Spotlight On Growth Momentum

May 23, 2024

Spotlight On Growth Momentum

  • The May PMI readings for the US, EU, and UK will determine if growth traction is shifting against the US.
  • The FOMC May meeting minutes were on the hawkish side.
  • The ECB Q1 indicator of negotiated wage rate will shape ECB easing expectations beyond June.

USD is holding on to most of yesterday’s gains. The FOMC May meeting minutes were on the hawkish side and highlights the higher-for-longer policy rate environment. Participants “assessed that it would take longer than previously anticipated for them to gain greater confidence that inflation was moving sustainably toward 2%”. Moreover, “many participants commented on their uncertainty about the degree of restrictiveness”.
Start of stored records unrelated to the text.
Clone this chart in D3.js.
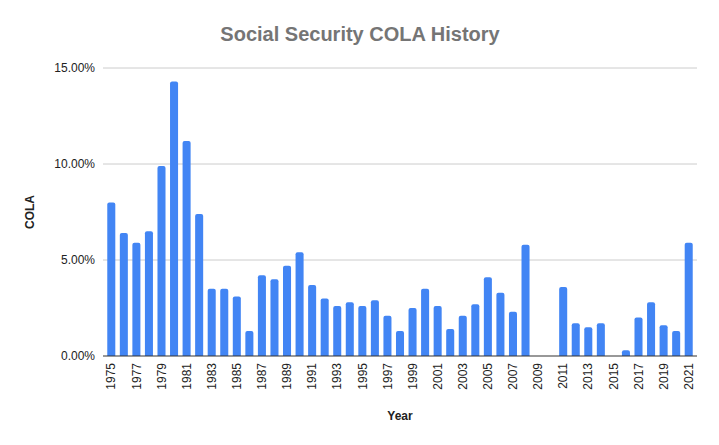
<!DOCTYPE html>
<html>
<head>
<meta charset="utf-8">
<script src="https://cdn.jsdelivr.net/npm/d3@7"></script>
<style>
  body { margin: 0; background: #fff; }
  text { font-family: "Liberation Sans", Arial, sans-serif; }
</style>
</head>
<body>
<div class="chart"></div>
<script>
var svgWidth = 719;
var svgHeight = 445;

var margin = { top: 68, right: 22, bottom: 89, left: 103 };
var width = svgWidth - margin.left - margin.right;
var height = svgHeight - margin.top - margin.bottom;

// chart data
var years = [1975, 1976, 1977, 1978, 1979, 1980, 1981, 1982, 1983, 1984,
    1985, 1986, 1987, 1988, 1989, 1990, 1991, 1992, 1993, 1994,
    1995, 1996, 1997, 1998, 1999, 2000, 2001, 2002, 2003, 2004,
    2005, 2006, 2007, 2008, 2009, 2010, 2011, 2012, 2013, 2014,
    2015, 2016, 2017, 2018, 2019, 2020, 2021];
var cola = [8.0, 6.4, 5.9, 6.5, 9.9, 14.3, 11.2, 7.4, 3.5, 3.5,
    3.1, 1.3, 4.2, 4.0, 4.7, 5.4, 3.7, 3.0, 2.6, 2.8,
    2.6, 2.9, 2.1, 1.3, 2.5, 3.5, 2.6, 1.4, 2.1, 2.7,
    4.1, 3.3, 2.3, 5.8, 0, 0, 3.6, 1.7, 1.5, 1.7,
    0, 0.3, 2.0, 2.8, 1.6, 1.3, 5.9];
var yTicks = [0, 5, 10, 15];

var data = years.map((y, i) => ({ year: y, value: cola[i] }));

var svg = d3.select(".chart")
    .append("svg")
    .attr("width", svgWidth)
    .attr("height", svgHeight);

var chartGroup = svg.append("g")
    .attr("transform", `translate(${margin.left}, ${margin.top})`);

var xScale = d3.scaleBand()
    .domain(years)
    .range([0, width])
    .paddingInner(0.36)
    .paddingOuter(0.34);

var yScale = d3.scaleLinear()
    .domain([0, 15])
    .range([height, 0]);

// gridlines
chartGroup.selectAll(".grid")
    .data(yTicks.filter(d => d > 0))
    .enter()
    .append("line")
    .attr("x1", 0)
    .attr("x2", width)
    .attr("y1", d => yScale(d))
    .attr("y2", d => yScale(d))
    .attr("stroke", "#cccccc")
    .attr("stroke-width", 1);

// y axis labels
var leftAxis = d3.axisLeft(yScale)
    .tickValues(yTicks)
    .tickSize(0)
    .tickPadding(8)
    .tickFormat(d => d.toFixed(2) + "%");

chartGroup.append("g")
    .call(leftAxis)
    .call(g => g.select(".domain").remove())
    .selectAll("text")
    .attr("font-size", 12)
    .attr("font-family", "'Liberation Sans', Arial, sans-serif")
    .attr("fill", "#222");

// bars with slightly rounded tops
var r = 2;
function barPath(d) {
    var x0 = xScale(d.year);
    var w = xScale.bandwidth();
    var y0 = yScale(d.value);
    var b = yScale(0);
    var rr = Math.min(r, (b - y0) / 2);
    return `M${x0},${b}V${y0 + rr}Q${x0},${y0} ${x0 + rr},${y0}` +
        `H${x0 + w - rr}Q${x0 + w},${y0} ${x0 + w},${y0 + rr}V${b}Z`;
}

chartGroup.selectAll(".bar")
    .data(data.filter(d => d.value > 0))
    .enter()
    .append("path")
    .attr("class", "bar")
    .attr("d", barPath)
    .attr("fill", "#4285f4");

// baseline
chartGroup.append("line")
    .attr("x1", 0)
    .attr("x2", width)
    .attr("y1", yScale(0))
    .attr("y2", yScale(0))
    .attr("stroke", "#333")
    .attr("stroke-width", 1.2);

// x axis labels, every other year
var bottomAxis = d3.axisBottom(xScale)
    .tickValues(years.filter((y, i) => i % 2 === 0))
    .tickSize(0)
    .tickPadding(0);

chartGroup.append("g")
    .attr("transform", `translate(0, ${height})`)
    .call(bottomAxis)
    .call(g => g.select(".domain").remove())
    .selectAll("text")
    .attr("font-size", 12)
    .attr("font-family", "'Liberation Sans', Arial, sans-serif")
    .attr("fill", "#222")
    .attr("transform", "rotate(-90)")
    .attr("text-anchor", "end")
    .attr("x", -7)
    .attr("y", 0)
    .attr("dy", "0.35em");

// title
svg.append("text")
    .attr("x", 360)
    .attr("y", 41)
    .attr("text-anchor", "middle")
    .attr("font-size", 20)
    .attr("font-weight", "bold")
    .attr("fill", "#757575")
    .text("Social Security COLA History");

// axis titles
svg.append("text")
    .attr("x", margin.left + width / 2)
    .attr("y", 420)
    .attr("text-anchor", "middle")
    .attr("font-size", 12)
    .attr("font-weight", "bold")
    .attr("fill", "#222")
    .text("Year");

svg.append("text")
    .attr("transform", `translate(34, ${margin.top + height / 2}) rotate(-90)`)
    .attr("text-anchor", "middle")
    .attr("font-size", 12)
    .attr("font-weight", "bold")
    .attr("fill", "#222")
    .text("COLA");
</script>
</body>
</html>
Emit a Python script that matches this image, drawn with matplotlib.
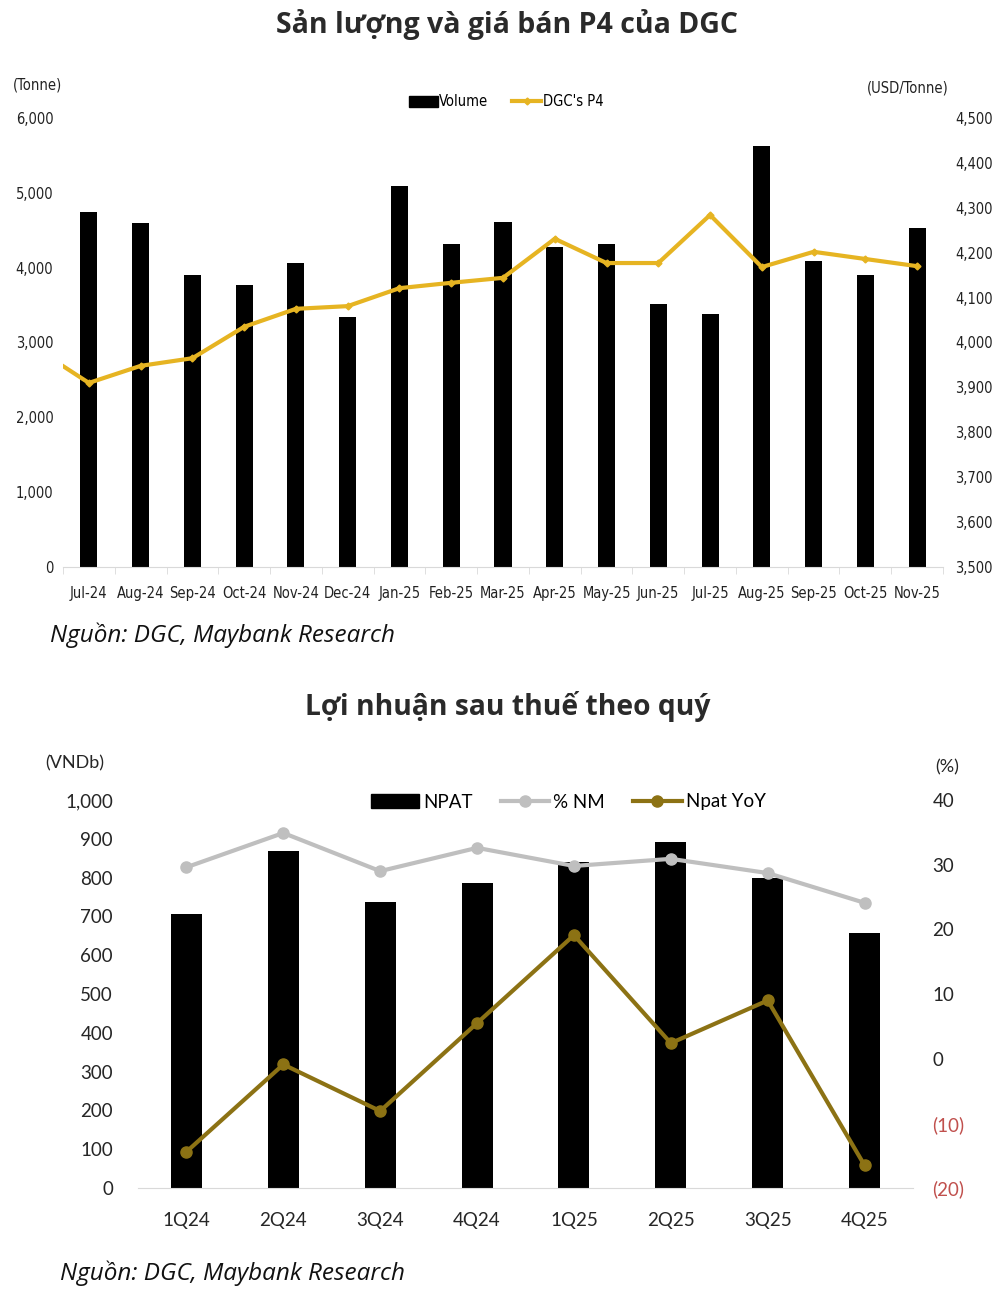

Interestingly, participants discussed three options: (i) Maintaining the current restrictive policy stance for longer should inflation not show signs of moving sustainably toward 2%. (ii) Reducing policy restraint in the event of an unexpected weakening in labor market conditions. (iii) Tighten policy further should risks to inflation materialize.

The persistence of the recent USD upswing will largely be driven by today’s May PMI readings for the US, EU, and UK. The PMI prints will determine if economic growth momentum is indeed shifting from the US towards other major economies. If so, bond yield spreads between the US and other major economies can narrow further against USD. Otherwise, USD can find a firmer footing.

The Eurozone HCOB preliminary composite PMI is expected to rise three ticks to 52.0 (9:00am London). France and Germany’s PMIs are released earlier (8:15am and 8:30am London, respectively). The UK S&P Global preliminary composite PMI is projected to fall a tick to 54.0 (9:30am London). The US S&P Global preliminary composite PMI is forecast to fall a tick to 51.2 (2:45pm London).

The US weekly initial jobless claims (1:30pm London) and Kansas City Fed manufacturing activity index (4:00pm London) are also noteworthy. Initial claims will be for the BLS survey week (non-farm payrolls report) containing the 12th of the month.

EUR will partly be guided by the ECB Q1 indicator of negotiated wage rate. Annual pay growth is projected to ease further in Q1 after hitting 4.5% in Q4 2023 and a multi-decade high of 4.7% in Q3 2023. The extent of the slowdown in Eurozone wage growth will shape ECB easing expectations beyond June.

GBP largely ignored yesterday’s surprise announcement by UK Prime Minister Rishi Sunak to call a general election for July 4. Most political observers expected Sunak to wait until the autumn or even January to announce a general election. Regardless, the polls are heavily skewed in favour of the Labour Party. According to a Bloomberg survey of investors, a Labour-led government would be the best result for stocks and the pound.

NZD is firm versus most major currencies. New Zealand retail sales volume unexpectedly rose 0.5% q/q in Q1 (consensus: -0.3%) after falling -1.8% q/q in Q4 2023. This was also the first increase in retail activity since Q4 2021. Nonetheless, the deterioration in consumer confidence is not consistent with a sustained recovery in household spending. The ANZ-Roy Morgan consumer confidence index fell in April to an eleven-month low at 82.1 in April. The reading for May is released later today (11:00pm London).

AUD/USD is consolidating above yesterday’s lows. Australia data released overnight validates the RBA’s neutral policy bias. The composite PMI fell four ticks to 52.6 in May but remains firmly in expansionary territory. Meanwhile, consumer inflation expectations over the next 12 months dropped to 4.1% in May, the lowest since August 2021.

USD/JPY brushed off Japan’s improving economic outlook. The compositive PMI rose a tick to 52.4, the highest since August 2023. Nevertheless, the bar for an aggressive Bank of Japan tightening cycle is high because underlying inflation is in a firm downtrend. Japan’s April national CPI comes out tomorrow (00:30am London). Headline is expected to ease three ticks to 2.4% y/y, while core (ex-fresh food) is expected to fall four ticks to 2.2% y/. Core ex-energy is expected to fall five ticks to 2.4% y/y.